A friend originally urged me to see the Korean film, knowing, as she did, it vaguely paralleled the novel I am currently writing, called Buddhaland Brooklyn. Both my book and Kim's film are loosely built around a Buddhist priest and a temple and their various transformations over four seasons, which is an established Asian literary tradition where the four seasons are not to be viewed as a literal sequence of linear time, but symbols of transformations taking place within a person during an entire lifetime.
But there our two works part company. I don't want to give away the film's plot here, but Kim's work is about an aging Buddhist priest and his young acolyte. It's a very stark and shocking human story that unfolds against an incredibly bucolic and tranquil-looking temple grounds and setting. The film is really about passion and attachments and the reason for being and the illusions of life and, most importantly, about karmic retribution.

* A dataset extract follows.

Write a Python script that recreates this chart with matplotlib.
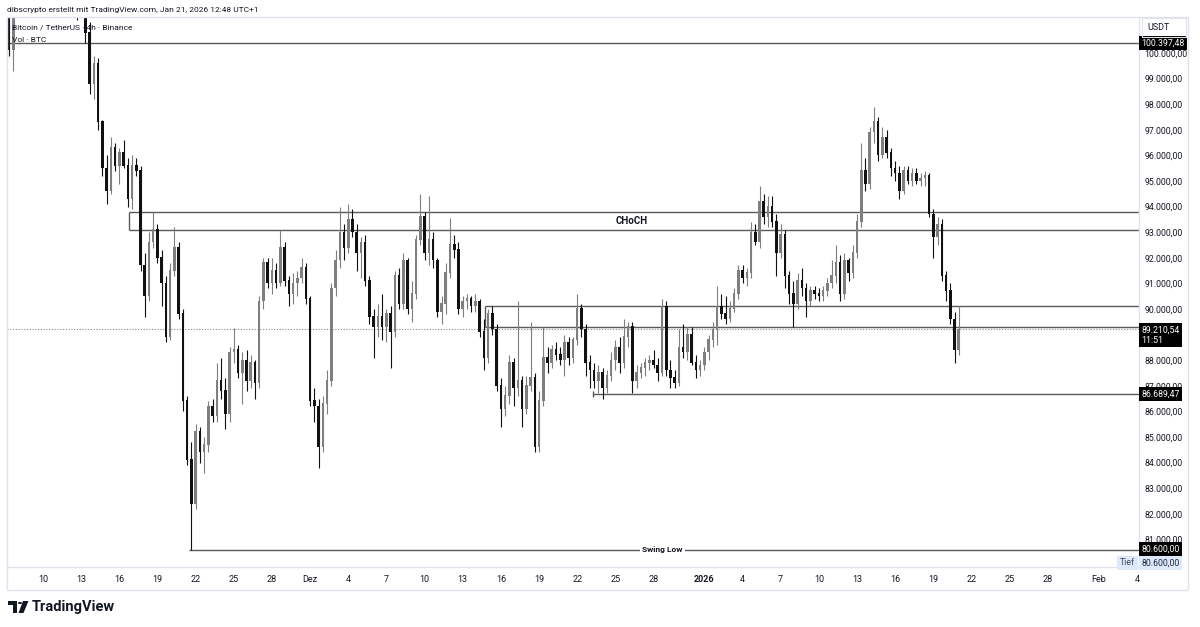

That, I think, is what this movie is really about. Most Westerners have a sanitized and sentimental image of Buddhism, where tolerance and wisdom are the key drives of a "philosophy." In reality many Buddhist sects are as fundamentalist and rigidly doctrinaire as any sects found in the Judeo-Christian tradition. I think this film does a brilliant job bringing the profound doctrine of karma to life. No-character in this film - and I mean no-one - can escape the karmic ripples and repercussions of their actions. Watch closely to what happens to the mother, towards the end of the movie, after she abandons her out-of-wedlock child at the temple.
Kim is like Hitchcock - a seemingly inconsequential act instantly creates karma that ripples disastrously through the universe. So do yourself a favor. Get your hands on a copy of Spring, Summer, Fall, Winter and Spring. This cinematic Buddhist fable will open your Third Eye.